Through the San Diego Zoo Institute for Conservation ResearchTM, San Diego Zoo Global currently manages field programs in more than 35 countries around the world.
The new Peruvian-based station will be an important addition to the organization's existing conservation research stations, including three field stations in Cameroon's Ebo Forest, a California condor release site in Mexico, endangered bird breeding centers in Hawaii and San Clemente Island, and the Desert Tortoise Conservation Center in Nevada.
Encompassing almost 6,000 square miles, the Manu Biosphere Reserve is protected as a national park by the Peruvian Department of Protected Areas in the Ministry of Environment.

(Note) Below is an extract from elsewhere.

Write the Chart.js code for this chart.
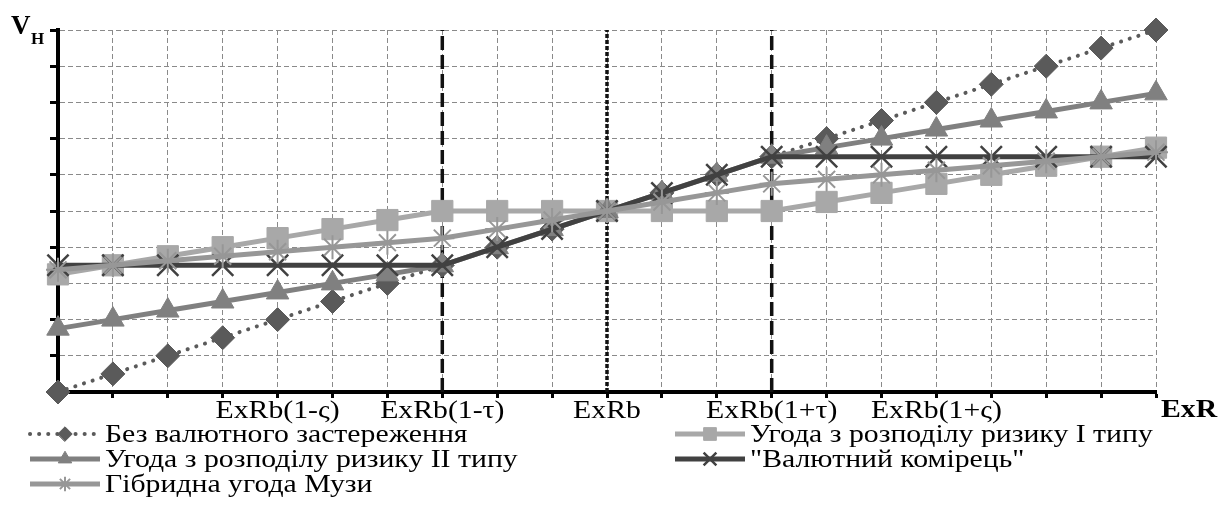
<!DOCTYPE html>
<html lang="uk">
<head>
<meta charset="UTF-8">
<title>Вартість угоди залежно від курсу</title>
<script src="https://cdn.jsdelivr.net/npm/chart.js"></script>
<style>
  html, body { margin: 0; padding: 0; background: #fff; }
  #wrap { width: 1220px; height: 525px; }
</style>
</head>
<body>
<div id="wrap"><canvas id="chart" width="1220" height="525"></canvas></div>
<script>
// exchange-rate steps along the x axis
const steps = [0, 1, 2, 3, 4, 5, 6, 7, 8, 9, 10, 11, 12, 13, 14, 15, 16, 17, 18, 19, 20];
const tickLabels = ['', '', '', '', 'ExRb(1-ς)', '', '', 'ExRb(1-τ)', '', '', 'ExRb',
  '', '', 'ExRb(1+τ)', '', '', 'ExRb(1+ς)', '', '', '', ''];

// V_H for each contract type
const noClause = [0, 0.5, 1, 1.5, 2, 2.5, 3, 3.5, 4, 4.5, 5, 5.5, 6, 6.5, 7, 7.5, 8, 8.5, 9, 9.5, 10];
const riskShare1 = [3.25, 3.5, 3.75, 4, 4.25, 4.5, 4.75, 5, 5, 5, 5, 5, 5, 5, 5.25, 5.5, 5.75, 6, 6.25, 6.5, 6.75];
const riskShare2 = [1.75, 2, 2.25, 2.5, 2.75, 3, 3.25, 3.5, 4, 4.5, 5, 5.5, 6, 6.5, 6.75, 7, 7.25, 7.5, 7.75, 8, 8.25];
const collar = [3.5, 3.5, 3.5, 3.5, 3.5, 3.5, 3.5, 3.5, 4, 4.5, 5, 5.5, 6, 6.5, 6.5, 6.5, 6.5, 6.5, 6.5, 6.5, 6.5];
const hybrid = [3.375, 3.5, 3.625, 3.75, 3.875, 4, 4.125, 4.25, 4.5, 4.75, 5, 5.25, 5.5, 5.75, 5.875, 6, 6.125, 6.25, 6.375, 6.5, 6.625];

const seriesNames = [
  'Без валютного застереження',
  'Угода з розподілу ризику I типу',
  'Угода з розподілу ризику II типу',
  '"Валютний комірець"',
  'Гібридна угода Музи'
];

// vertical boundaries: ExRb(1-τ), ExRb, ExRb(1+τ)
const boundaries = [7, 10, 13];

const toXY = (vals) => steps.map((x, i) => ({ x: x, y: vals[i] }));

const serif = '"Liberation Serif", "Times New Roman", serif';
const stretch = 1.19; // the source text is set wide

const series = [
  { label: seriesNames[0], data: toXY(noClause), borderColor: '#5a5a5a', backgroundColor: '#5a5a5a',
    borderWidth: 4, borderDash: [0.1, 9], borderCapStyle: 'round',
    pointStyle: 'rectRot', pointRadius: 12, pointBorderWidth: 1, order: 5 },
  { label: seriesNames[1], data: toXY(riskShare1), borderColor: '#a8a8a8', backgroundColor: '#a8a8a8',
    borderWidth: 5, pointStyle: 'rect', pointRadius: 15, pointBorderWidth: 1, order: 4 },
  { label: seriesNames[2], data: toXY(riskShare2), borderColor: '#808080', backgroundColor: '#808080',
    borderWidth: 5, pointStyle: 'triangle', pointRadius: 13, pointBorderWidth: 1, order: 3 },
  { label: seriesNames[3], data: toXY(collar), borderColor: '#414141', backgroundColor: '#414141',
    borderWidth: 5, pointStyle: 'crossRot', pointRadius: 15, pointBorderWidth: 2.5, order: 2 },
  { label: seriesNames[4], data: toXY(hybrid), borderColor: '#979797', backgroundColor: '#979797',
    borderWidth: 5, pointStyle: 'star', pointRadius: 12, pointBorderWidth: 2, order: 1 }
];

const boundaryLines = boundaries.map((b) => ({
  label: 'b' + b,
  data: [{ x: b, y: 0 }, { x: b, y: 10 }],
  borderColor: '#111',
  borderWidth: 3.5,
  borderDash: b === 10 ? [4, 2] : [14, 5],
  pointRadius: 0,
  order: 10
}));

// legend slots: [column x of line start, row]
const legendSlots = [[30, 0], [675, 0], [30, 1], [675, 1], [30, 2]];

function wideText(ctx, text, x, y, align) {
  ctx.save();
  ctx.translate(x, y);
  ctx.scale(stretch, 1);
  ctx.textAlign = align;
  ctx.fillText(text, 0, 0);
  ctx.restore();
}

const decorPlugin = {
  id: 'decor',
  afterDraw(chart) {
    const ctx = chart.ctx;
    const H = Chart.helpers;
    const xs = chart.scales.x;
    ctx.save();
    ctx.fillStyle = '#000';

    // category labels under the x axis
    ctx.font = '25px ' + serif;
    ctx.textBaseline = 'middle';
    steps.forEach((s, i) => {
      if (tickLabels[i]) wideText(ctx, tickLabels[i], xs.getPixelForValue(s), xs.top + 19, 'center');
    });

    // axis titles
    ctx.textBaseline = 'alphabetic';
    ctx.textAlign = 'left';
    ctx.font = 'bold 27px ' + serif;
    ctx.fillText('V', 11, 34);
    ctx.font = 'bold 17px ' + serif;
    ctx.fillText('H', 31, 44);
    ctx.font = 'bold 25px ' + serif;
    wideText(ctx, 'ExR', 1161, 417, 'left');

    // legend
    ctx.font = '25px ' + serif;
    ctx.textBaseline = 'middle';
    series.forEach((ds, i) => {
      const [x0, row] = legendSlots[i];
      const y = 434 + row * 25;
      const x1 = x0 + 70;
      ctx.save();
      ctx.strokeStyle = ds.borderColor;
      ctx.lineWidth = ds.borderWidth;
      ctx.lineCap = ds.borderCapStyle || 'butt';
      ctx.setLineDash(ds.borderDash || []);
      ctx.beginPath();
      ctx.moveTo(x0, y);
      ctx.lineTo(x1, y);
      ctx.stroke();
      ctx.setLineDash([]);
      ctx.fillStyle = ds.backgroundColor;
      ctx.lineWidth = ds.pointBorderWidth;
      H.drawPoint(ctx, { pointStyle: ds.pointStyle, rotation: 0, radius: ds.pointRadius * 0.6,
        borderWidth: ds.pointBorderWidth }, (x0 + x1) / 2, y);
      ctx.restore();
      wideText(ctx, ds.label, x1 + 5, y + 1, 'left');
    });
    ctx.restore();
  }
};

new Chart(document.getElementById('chart'), {
  type: 'line',
  data: { datasets: series.concat(boundaryLines) },
  options: {
    responsive: false,
    animation: false,
    devicePixelRatio: 1,
    clip: false,
    layout: { padding: { top: 30, right: 64, bottom: 93, left: 0 } },
    elements: { line: { tension: 0 } },
    plugins: { legend: { display: false }, tooltip: { enabled: false } },
    scales: {
      x: {
        type: 'linear', min: 0, max: 20,
        afterFit: (s) => { s.height = 40; },
        ticks: { stepSize: 1, display: false, callback: (v) => tickLabels[v] || '' },
        grid: { color: '#8a8a8a', lineWidth: 1, tickLength: 6, tickColor: '#000', tickWidth: 3, tickBorderDash: [] },
        border: { color: '#000', width: 4, dash: [5, 3] }
      },
      y: {
        min: 0, max: 10,
        afterFit: (s) => { s.width = 58; },
        ticks: { stepSize: 1, callback: () => '' },
        grid: { color: '#8a8a8a', lineWidth: 1, tickLength: 8, tickColor: '#000', tickWidth: 3, tickBorderDash: [] },
        border: { color: '#000', width: 4, dash: [5, 3] }
      }
    }
  },
  plugins: [decorPlugin]
});
</script>
</body>
</html>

San Diego Zoo Global, which will officially take over management of the field station at the beginning of summer, will be working with an existing team of Peruvian scientists in a collaborative effort to develop conservation science-based projects that study the many high-profile species that live in the Amazonian ecosphere.
"Manu is unrivaled in its biodiversity," said Ron Swaisgood, Ph.D., director of applied animal ecology at the San Diego Zoo Institute for Conservation ResearchTM. "This project will allow us to expand our conservation efforts and develop partnerships with some of the key organizations and scientists working in the area."
The Park is estimated to be home for more than 1,000 bird species, 200 species of reptiles and amphibians, 125 species of mammals and 40 species of fish.
Living in the area of the field station are such rare and charismatic species as jaguars, giant river turtles, Goeldi's monkeys, black caimans, lowland tapirs, and giant river otters. The only human inhabitants of the region are indigenous groups including the Machigenga tribe and five other tribes that remain "uncontacted" by Western society.